Closed dcarver1 closed 7 months ago
After an initial review, ParseGBIF seems to have some value. We'd already want to be writing some level of functionality for checking duplicates best we can.
It requires a manual download link to start its correction pipeline. That would have to be changed as we are currently trying to avoid users needing to create a GBIF account to download data, but we could fork ParseGBIF and alter that data import path to start with a GBIF taxonID instead.
Additionally there are other steps we would want to alter, for example we trust our users to know exactly what taxa they are looking for. So automatic validation checks against the World Checklist of Vascular Plants is not helpful.
I'll get started on figuring out if we can alter the data import path without forking the entire library.
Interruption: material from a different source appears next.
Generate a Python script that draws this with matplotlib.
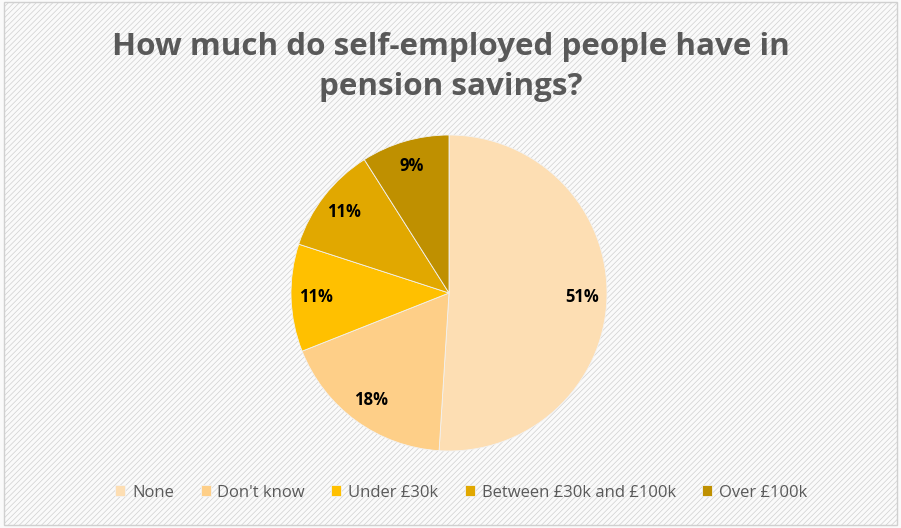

Upon further investigation, although ParseGBIF will not easily integrate into this project as a simple library import it can still be used as inspiration for how to clean GBIF data. I am currently writing some simple rgbif api calls that integrate some low-level cleaning the ParseGBIF naturally performs.
@dcarver1, we should talk with the partners about what "issues" are always unacceptable that we pre-filter out of GBIF occurrence data before the user has access to start manually spot-checking. These issues are listed here with some explanations/examples, but I need to find a specific code:value list because the issue codes are not these easy to understand strings found in the link below.
Found the list of issues and codes, I think we should present these to the development partners (most specifically Collin) and determine which issues would NEVER be acceptable for a GAP analysis.
I think I've absorbed all I can from ParseGBIF. It won't directly integrate into this application, but if I use any of it's validation I'll make sure to properly cite them as the inspiration. I may use the core concepts behind some of their duplication checking code in future if we desire to have that automated, but I believe that is a 'later feature'.
Evaluate the parseGBIF r library
https://github.com/pablopains/parseGBIF?tab=readme-ov-file https://www.nature.com/articles/s41598-024-56158-3
What value does this add over the standard rgbif library?
There are multiple other data cleaning library reference in the publication. Do any of these seem to bring a good value to the data generation workflow?
Any other notes and ideas